Politics is deeply ideological—but does ideology really matter in geopolitics at all?
A few modern (if that’s a fair word) Islamic countries—Turkey, Azerbaijan, and Pakistan—have adopted an increasingly anti‑India position. For Pakistan, this stance is ideological; for Turkey and Azerbaijan, it is clearly pragmatic. Meanwhile, India has become friendlier with the Taliban, Iran (the current war notwithstanding), and the Gulf states.
Similarly, India’s closeness to Israel is not ideological—though cheerleaders on social media often present it that way. It is strategic and does not depend on Jews being tolerant of Hinduism. I have zero insight into how Israelis view Hinduism (nor do I, as a resident of India who never intends to visit Israel, particularly care). But that should not matter, because Israel is one of the very few all‑weather geopolitical partners India has.

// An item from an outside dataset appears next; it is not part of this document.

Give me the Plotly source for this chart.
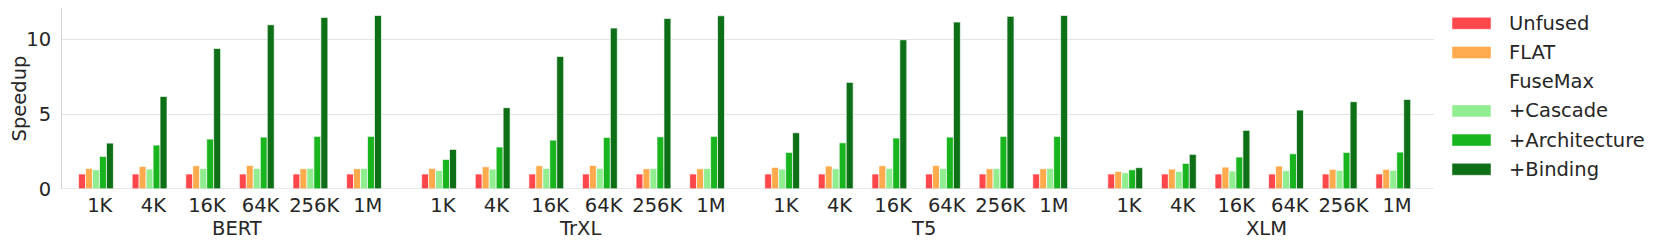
import plotly.graph_objects as go

models = ["BERT", "TrXL", "T5", "XLM"]
seq_lens = ["1K", "4K", "16K", "64K", "256K", "1M"]
series_names = ["Unfused", "FLAT", "+Cascade", "+Architecture", "+Binding"]
colors = ["#FF474C", "#FFAA4C", "#90EE90", "#18B51F", "#0E7016"]

# speedup values, one list per series, ordered model by model then seq len
unfused = [1.0] * 24
flat = [1.37, 1.50, 1.55, 1.57, 1.35, 1.35,
        1.37, 1.48, 1.55, 1.57, 1.35, 1.35,
        1.44, 1.53, 1.55, 1.57, 1.35, 1.35,
        1.17, 1.33, 1.46, 1.53, 1.31, 1.31]
cascade = [1.28, 1.33, 1.37, 1.37, 1.37, 1.37,
           1.24, 1.33, 1.37, 1.37, 1.37, 1.37,
           1.33, 1.35, 1.37, 1.37, 1.37, 1.37,
           1.08, 1.17, 1.20, 1.22, 1.24, 1.24]
architecture = [2.17, 2.93, 3.33, 3.46, 3.51, 3.51,
                1.97, 2.80, 3.26, 3.44, 3.48, 3.51,
                2.44, 3.08, 3.40, 3.46, 3.51, 3.51,
                1.28, 1.71, 2.13, 2.35, 2.44, 2.46]
binding = [3.06, 6.17, 9.37, 10.95, 11.44, 11.57,
           2.64, 5.42, 8.84, 10.73, 11.37, 11.55,
           3.75, 7.11, 9.95, 11.13, 11.51, 11.57,
           1.42, 2.31, 3.91, 5.26, 5.82, 5.97]
series_values = [unfused, flat, cascade, architecture, binding]

legend_labels = ["Unfused", "FLAT", "FuseMax", "+Cascade", "+Architecture", "+Binding"]
legend_colors = ["#FF474C", "#FFAA4C", None, "#90EE90", "#18B51F", "#0E7016"]

# layout constants (page body has an 8px margin, so the figure is offset by 8px)
OFF = 8
MODEL_STRIDE = 6.4
BAR_W = 0.13
FONT = "DejaVu Sans"
TXT = "#262626"
FS = 19.5
W, H = 1661 - OFF, 246 - OFF
L, R, T, B = 62 - OFF, 227, 0, 57
pw = W - L - R
ph = H - T - B

xs = [mi * MODEL_STRIDE + si for mi in range(len(models)) for si in range(len(seq_lens))]

fig = go.Figure()
n = len(series_names)
for k, (name, vals, col) in enumerate(zip(series_names, series_values, colors)):
    fig.add_trace(go.Bar(
        x=xs, y=vals, name=name,
        width=BAR_W, offset=(k - n / 2) * BAR_W,
        marker=dict(color=col, line=dict(color="rgba(255,255,255,0.85)", width=0.8)),
        showlegend=False,
    ))

tickvals = [x + 0.07 for x in xs]
ticktext = [seq_lens[i % len(seq_lens)] for i in range(len(xs))]

fig.update_layout(
    width=W, height=H,
    margin=dict(l=L, r=R, t=T, b=B, pad=0),
    paper_bgcolor="white", plot_bgcolor="white",
    barmode="overlay",
    font=dict(family=FONT, size=FS, color=TXT),
    xaxis=dict(
        range=[-0.634, 24.96], tickvals=tickvals, ticktext=ticktext,
        showgrid=False, zeroline=False, showline=False, ticks="",
        tickfont=dict(size=FS, color=TXT), ticklabelstandoff=2,
    ),
    yaxis=dict(
        range=[0, ph / 15.0], tickvals=[0, 5, 10], showgrid=True, gridcolor="#E3E3E3", gridwidth=1,
        zeroline=False, showline=True, linecolor="#D4D4D4", linewidth=1, ticks="",
        tickfont=dict(size=FS, color=TXT), ticklabelstandoff=6,
        title=dict(text="Speedup", font=dict(size=FS, color=TXT), standoff=6),
    ),
    showlegend=False,
)

# bottom spine along baseline
fig.add_shape(type="line", xref="paper", yref="y", x0=0, x1=1, y0=0, y1=0,
              line=dict(color="#D4D4D4", width=1.2), layer="above")


def px2x(px):
    return (px - OFF - L) / pw


def py2y(py):
    return (H - B - (py - OFF)) / ph


# model group labels
for mi, m in enumerate(models):
    cx = mi * MODEL_STRIDE + (len(seq_lens) - 1) / 2 + 0.13
    fig.add_annotation(x=cx, xref="x", y=py2y(228), yref="paper",
                       text=m, showarrow=False, xanchor="center", yanchor="middle",
                       font=dict(size=FS, color=TXT, family=FONT))

# custom legend
leg_y0 = 23.3
leg_dy = 29.2
for i, (lab, col) in enumerate(zip(legend_labels, legend_colors)):
    cy = leg_y0 + i * leg_dy
    if col is not None:
        fig.add_shape(type="rect", xref="paper", yref="paper",
                      x0=px2x(1452), x1=px2x(1491), y0=py2y(cy + 6), y1=py2y(cy - 6),
                      fillcolor=col, line=dict(color="rgba(255,255,255,0.6)", width=0.8))
    fig.add_annotation(x=px2x(1507), xref="paper", y=py2y(cy), yref="paper",
                       text=lab, showarrow=False, xanchor="left", yanchor="middle",
                       font=dict(size=FS, color=TXT, family=FONT))

fig.write_html("out.html")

India needs weapons and technology, and it gets them from Israel—so Israel is important to India. India needs oil and gets it from Iran and Russia—so they are important to India.
These statements may sound childish or crude, but they capture how geopolitics actually works. It does not run on ideology or cultural history. Much of the cultural narrative that intellectuals and pop‑culture try to weave around geopolitics is post‑hoc justification meant for an idealistic public. Even dictatorships engage in such storytelling—not just democracies. There are exceptions, of course. For instance, when the Nupur Sharma controversy broke, it triggered a small geopolitical crisis for India.
Nation‑states are both products of culture and creators of culture. Cultural and political anxieties were the prime movers of the Pakistan movement. But the lived realities of Pakistan, India, and even Bangladesh as nation‑states have produced their own cultural trajectories and divergences.
So should an Indian cheer for the bombing of a friendly totalitarian theocracy at the hands of its friend which is a selective liberal democracy {only for the chosen people) ?
No—not only because Iran is a friend of India, but because emerging economies that are democracies need at least the façade of a rules‑based international order to function. Donald Trump doesn’t seem to like the façade but diplomacy of varying shades still ought to be relevant in politics for years to come.